### Problem
Nothing but the lines from the top of the data to the line holding "0.41, 0.306, 0.17]" should be printed, word for word and both ends included; leave the pictures out.

### Stored data
▼

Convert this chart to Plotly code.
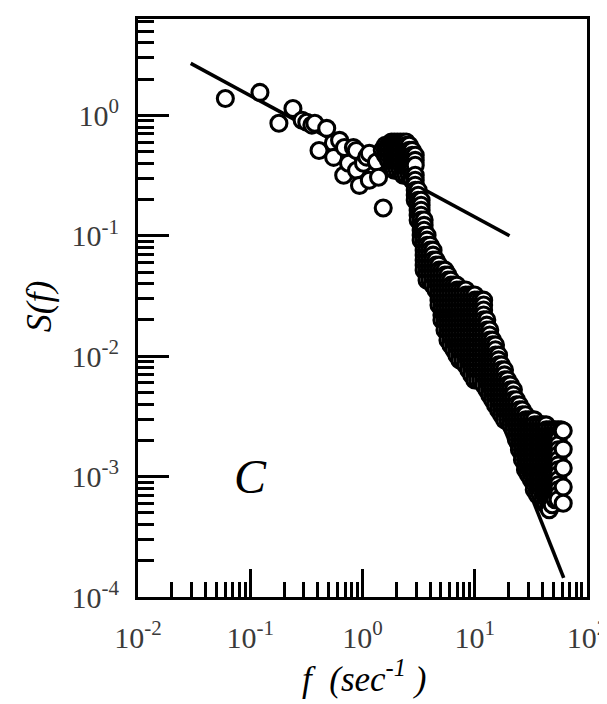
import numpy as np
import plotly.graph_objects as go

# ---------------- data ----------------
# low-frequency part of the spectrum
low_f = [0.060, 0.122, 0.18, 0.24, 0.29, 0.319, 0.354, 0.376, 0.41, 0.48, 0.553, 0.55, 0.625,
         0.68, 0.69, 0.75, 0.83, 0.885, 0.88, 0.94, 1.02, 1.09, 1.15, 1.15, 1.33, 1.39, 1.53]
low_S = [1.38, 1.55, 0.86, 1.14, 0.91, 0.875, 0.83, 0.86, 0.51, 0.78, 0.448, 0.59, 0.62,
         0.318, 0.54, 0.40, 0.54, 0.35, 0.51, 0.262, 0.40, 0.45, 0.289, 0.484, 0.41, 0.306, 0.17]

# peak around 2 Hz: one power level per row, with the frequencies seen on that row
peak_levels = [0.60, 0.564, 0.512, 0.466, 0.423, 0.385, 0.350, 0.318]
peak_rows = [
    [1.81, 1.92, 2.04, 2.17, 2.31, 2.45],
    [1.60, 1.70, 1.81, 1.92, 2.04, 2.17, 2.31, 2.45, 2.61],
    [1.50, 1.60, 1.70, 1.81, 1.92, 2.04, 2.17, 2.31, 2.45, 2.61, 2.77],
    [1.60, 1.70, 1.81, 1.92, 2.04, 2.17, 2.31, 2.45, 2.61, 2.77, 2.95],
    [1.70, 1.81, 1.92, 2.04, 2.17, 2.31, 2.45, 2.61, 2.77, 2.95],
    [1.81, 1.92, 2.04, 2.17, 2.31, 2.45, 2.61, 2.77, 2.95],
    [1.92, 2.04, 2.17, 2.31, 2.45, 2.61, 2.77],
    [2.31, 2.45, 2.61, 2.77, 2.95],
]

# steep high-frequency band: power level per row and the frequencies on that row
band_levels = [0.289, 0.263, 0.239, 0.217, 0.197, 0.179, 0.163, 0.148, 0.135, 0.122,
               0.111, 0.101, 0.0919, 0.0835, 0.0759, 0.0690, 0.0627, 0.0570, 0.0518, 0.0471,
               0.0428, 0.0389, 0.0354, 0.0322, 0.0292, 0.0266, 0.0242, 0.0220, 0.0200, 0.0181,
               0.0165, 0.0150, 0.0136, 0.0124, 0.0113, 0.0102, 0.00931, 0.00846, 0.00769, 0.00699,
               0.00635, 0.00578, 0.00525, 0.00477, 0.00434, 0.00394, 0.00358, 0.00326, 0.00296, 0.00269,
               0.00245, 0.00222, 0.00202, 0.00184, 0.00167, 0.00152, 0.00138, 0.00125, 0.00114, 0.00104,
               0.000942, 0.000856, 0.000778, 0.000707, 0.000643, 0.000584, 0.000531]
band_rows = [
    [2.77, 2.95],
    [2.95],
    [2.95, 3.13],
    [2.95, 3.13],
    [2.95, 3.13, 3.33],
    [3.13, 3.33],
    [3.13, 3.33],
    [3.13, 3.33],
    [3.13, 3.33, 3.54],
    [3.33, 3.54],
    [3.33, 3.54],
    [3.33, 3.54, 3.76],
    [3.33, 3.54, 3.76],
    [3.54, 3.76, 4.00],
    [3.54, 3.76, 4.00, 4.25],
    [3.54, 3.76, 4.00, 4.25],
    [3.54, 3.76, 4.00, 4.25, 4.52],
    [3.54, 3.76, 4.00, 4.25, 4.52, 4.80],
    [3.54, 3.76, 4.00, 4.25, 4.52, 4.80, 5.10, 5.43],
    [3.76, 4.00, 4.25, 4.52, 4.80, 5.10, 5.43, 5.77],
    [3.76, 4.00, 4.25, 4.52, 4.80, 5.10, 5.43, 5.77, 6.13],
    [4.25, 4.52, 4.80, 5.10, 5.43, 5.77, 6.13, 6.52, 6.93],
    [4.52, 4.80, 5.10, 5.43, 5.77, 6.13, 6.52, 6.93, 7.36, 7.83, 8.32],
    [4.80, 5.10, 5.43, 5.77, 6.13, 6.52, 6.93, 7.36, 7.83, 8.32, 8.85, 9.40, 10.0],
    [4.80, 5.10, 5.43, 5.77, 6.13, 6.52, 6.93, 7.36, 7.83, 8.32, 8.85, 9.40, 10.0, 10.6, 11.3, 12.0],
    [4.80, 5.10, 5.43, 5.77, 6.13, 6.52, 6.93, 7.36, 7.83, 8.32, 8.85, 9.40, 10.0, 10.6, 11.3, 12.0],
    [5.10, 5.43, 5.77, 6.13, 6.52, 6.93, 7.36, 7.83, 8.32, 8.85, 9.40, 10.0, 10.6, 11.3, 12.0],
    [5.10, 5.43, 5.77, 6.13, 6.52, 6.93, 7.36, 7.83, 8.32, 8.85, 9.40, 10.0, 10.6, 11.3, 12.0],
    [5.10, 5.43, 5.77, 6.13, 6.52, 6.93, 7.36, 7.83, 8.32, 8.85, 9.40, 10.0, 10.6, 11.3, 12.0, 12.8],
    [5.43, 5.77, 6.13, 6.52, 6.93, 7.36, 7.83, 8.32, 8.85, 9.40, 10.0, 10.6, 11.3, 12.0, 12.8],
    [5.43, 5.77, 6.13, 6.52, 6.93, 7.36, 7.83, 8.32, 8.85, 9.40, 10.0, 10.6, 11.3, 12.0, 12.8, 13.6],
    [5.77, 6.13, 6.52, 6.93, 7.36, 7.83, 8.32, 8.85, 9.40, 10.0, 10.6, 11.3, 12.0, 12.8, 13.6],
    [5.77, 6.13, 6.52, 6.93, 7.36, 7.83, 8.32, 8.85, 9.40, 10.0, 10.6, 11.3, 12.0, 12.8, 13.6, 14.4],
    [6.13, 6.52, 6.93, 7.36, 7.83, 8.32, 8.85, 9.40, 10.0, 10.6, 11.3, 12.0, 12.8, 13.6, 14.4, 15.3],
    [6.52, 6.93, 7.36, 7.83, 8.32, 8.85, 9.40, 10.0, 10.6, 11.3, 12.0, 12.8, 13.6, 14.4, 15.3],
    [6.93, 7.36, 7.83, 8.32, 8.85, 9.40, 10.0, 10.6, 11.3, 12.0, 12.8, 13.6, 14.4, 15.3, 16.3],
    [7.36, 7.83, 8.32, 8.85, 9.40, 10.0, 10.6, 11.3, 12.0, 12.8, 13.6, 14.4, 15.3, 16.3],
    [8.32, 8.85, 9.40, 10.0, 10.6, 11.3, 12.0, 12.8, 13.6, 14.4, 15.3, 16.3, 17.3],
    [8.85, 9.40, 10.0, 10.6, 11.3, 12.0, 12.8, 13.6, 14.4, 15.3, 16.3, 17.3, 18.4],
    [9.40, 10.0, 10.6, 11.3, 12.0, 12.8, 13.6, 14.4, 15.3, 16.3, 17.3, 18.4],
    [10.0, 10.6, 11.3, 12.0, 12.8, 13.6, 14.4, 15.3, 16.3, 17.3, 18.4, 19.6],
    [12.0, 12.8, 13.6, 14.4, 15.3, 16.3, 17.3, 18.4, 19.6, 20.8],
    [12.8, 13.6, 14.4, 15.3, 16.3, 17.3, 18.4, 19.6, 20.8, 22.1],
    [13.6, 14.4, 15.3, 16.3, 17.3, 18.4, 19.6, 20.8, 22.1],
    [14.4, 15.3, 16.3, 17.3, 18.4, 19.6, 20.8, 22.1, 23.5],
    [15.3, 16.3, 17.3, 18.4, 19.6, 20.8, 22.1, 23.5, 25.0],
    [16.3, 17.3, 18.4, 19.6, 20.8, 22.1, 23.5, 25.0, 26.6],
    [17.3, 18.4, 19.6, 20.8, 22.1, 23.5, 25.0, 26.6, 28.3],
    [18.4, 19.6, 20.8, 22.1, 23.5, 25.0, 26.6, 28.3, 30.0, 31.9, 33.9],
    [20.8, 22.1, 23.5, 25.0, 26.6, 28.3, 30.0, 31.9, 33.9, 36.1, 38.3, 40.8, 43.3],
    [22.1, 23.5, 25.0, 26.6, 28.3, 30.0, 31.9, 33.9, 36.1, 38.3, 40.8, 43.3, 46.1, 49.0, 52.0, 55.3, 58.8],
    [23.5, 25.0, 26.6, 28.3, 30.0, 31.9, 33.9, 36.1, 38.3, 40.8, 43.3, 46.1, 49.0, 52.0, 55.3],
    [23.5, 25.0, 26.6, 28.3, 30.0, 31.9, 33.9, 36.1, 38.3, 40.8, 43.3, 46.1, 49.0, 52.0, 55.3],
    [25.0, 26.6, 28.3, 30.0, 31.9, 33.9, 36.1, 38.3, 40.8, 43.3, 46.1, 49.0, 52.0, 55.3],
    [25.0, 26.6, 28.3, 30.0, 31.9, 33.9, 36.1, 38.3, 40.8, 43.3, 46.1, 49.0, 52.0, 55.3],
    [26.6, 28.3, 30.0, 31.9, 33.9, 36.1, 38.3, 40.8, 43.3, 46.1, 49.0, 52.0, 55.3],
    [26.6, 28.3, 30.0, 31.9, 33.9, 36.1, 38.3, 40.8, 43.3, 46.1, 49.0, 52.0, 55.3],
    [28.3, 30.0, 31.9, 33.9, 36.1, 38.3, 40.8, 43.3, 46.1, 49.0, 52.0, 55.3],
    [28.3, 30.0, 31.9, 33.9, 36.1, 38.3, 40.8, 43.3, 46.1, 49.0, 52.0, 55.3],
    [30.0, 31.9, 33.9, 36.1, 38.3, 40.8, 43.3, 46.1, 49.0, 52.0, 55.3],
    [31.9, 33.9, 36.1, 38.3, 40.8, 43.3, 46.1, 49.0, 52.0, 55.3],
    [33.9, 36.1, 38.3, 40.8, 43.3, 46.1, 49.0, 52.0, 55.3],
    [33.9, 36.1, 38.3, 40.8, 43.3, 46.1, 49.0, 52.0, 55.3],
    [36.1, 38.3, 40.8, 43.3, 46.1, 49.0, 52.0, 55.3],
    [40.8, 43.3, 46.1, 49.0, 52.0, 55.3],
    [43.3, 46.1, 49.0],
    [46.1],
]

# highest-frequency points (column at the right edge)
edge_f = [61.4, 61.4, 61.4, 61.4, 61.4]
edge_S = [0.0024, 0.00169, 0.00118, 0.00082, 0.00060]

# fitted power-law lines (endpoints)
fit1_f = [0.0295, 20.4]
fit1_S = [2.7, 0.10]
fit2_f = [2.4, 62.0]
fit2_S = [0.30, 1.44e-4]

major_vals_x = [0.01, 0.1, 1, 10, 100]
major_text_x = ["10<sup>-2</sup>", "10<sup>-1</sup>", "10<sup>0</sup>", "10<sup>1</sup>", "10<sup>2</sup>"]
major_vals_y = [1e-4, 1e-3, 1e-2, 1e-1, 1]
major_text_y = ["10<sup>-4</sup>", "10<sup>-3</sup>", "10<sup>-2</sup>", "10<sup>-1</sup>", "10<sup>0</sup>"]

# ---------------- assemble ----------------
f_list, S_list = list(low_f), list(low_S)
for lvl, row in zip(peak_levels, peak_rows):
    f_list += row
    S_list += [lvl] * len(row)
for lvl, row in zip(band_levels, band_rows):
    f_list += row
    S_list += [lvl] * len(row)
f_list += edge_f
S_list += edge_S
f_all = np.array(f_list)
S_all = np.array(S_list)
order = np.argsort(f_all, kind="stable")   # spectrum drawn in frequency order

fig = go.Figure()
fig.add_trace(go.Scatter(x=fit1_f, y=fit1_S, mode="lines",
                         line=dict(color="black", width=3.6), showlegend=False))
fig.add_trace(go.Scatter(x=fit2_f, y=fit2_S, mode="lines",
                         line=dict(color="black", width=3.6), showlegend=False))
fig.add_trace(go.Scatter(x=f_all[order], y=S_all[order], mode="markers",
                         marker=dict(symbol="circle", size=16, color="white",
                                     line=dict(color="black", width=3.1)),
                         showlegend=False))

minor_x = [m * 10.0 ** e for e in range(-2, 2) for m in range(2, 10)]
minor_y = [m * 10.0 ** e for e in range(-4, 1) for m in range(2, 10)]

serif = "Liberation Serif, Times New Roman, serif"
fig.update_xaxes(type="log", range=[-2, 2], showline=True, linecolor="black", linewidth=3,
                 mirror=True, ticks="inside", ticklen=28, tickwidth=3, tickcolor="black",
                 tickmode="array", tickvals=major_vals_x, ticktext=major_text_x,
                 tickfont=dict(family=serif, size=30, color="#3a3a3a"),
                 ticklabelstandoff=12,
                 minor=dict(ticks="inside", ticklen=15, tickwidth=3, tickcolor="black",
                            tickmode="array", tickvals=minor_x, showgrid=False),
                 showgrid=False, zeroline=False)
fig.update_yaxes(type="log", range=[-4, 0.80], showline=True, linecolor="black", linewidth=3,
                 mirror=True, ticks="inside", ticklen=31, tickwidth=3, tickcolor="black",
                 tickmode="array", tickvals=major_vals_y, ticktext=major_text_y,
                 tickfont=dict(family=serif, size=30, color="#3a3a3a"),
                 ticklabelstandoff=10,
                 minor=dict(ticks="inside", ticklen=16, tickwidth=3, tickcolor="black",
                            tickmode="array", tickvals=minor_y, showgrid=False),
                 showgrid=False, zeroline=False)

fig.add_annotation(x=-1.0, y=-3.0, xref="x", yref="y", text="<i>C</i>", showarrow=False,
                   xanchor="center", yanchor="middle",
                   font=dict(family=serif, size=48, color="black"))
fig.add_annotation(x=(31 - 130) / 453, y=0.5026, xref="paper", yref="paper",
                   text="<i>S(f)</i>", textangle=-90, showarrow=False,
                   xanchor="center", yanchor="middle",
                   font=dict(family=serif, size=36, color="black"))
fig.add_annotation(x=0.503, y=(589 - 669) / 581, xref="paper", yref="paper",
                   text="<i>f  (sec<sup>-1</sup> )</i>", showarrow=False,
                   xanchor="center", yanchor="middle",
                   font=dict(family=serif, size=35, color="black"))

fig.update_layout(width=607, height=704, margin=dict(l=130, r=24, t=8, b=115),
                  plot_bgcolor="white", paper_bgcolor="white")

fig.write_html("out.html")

▲

### Task answer
Convert this chart to Plotly code.
import numpy as np
import plotly.graph_objects as go

# ---------------- data ----------------
# low-frequency part of the spectrum
low_f = [0.060, 0.122, 0.18, 0.24, 0.29, 0.319, 0.354, 0.376, 0.41, 0.48, 0.553, 0.55, 0.625,
         0.68, 0.69, 0.75, 0.83, 0.885, 0.88, 0.94, 1.02, 1.09, 1.15, 1.15, 1.33, 1.39, 1.53]
low_S = [1.38, 1.55, 0.86, 1.14, 0.91, 0.875, 0.83, 0.86, 0.51, 0.78, 0.448, 0.59, 0.62,
         0.318, 0.54, 0.40, 0.54, 0.35, 0.51, 0.262, 0.40, 0.45, 0.289, 0.484, 0.41, 0.306, 0.17]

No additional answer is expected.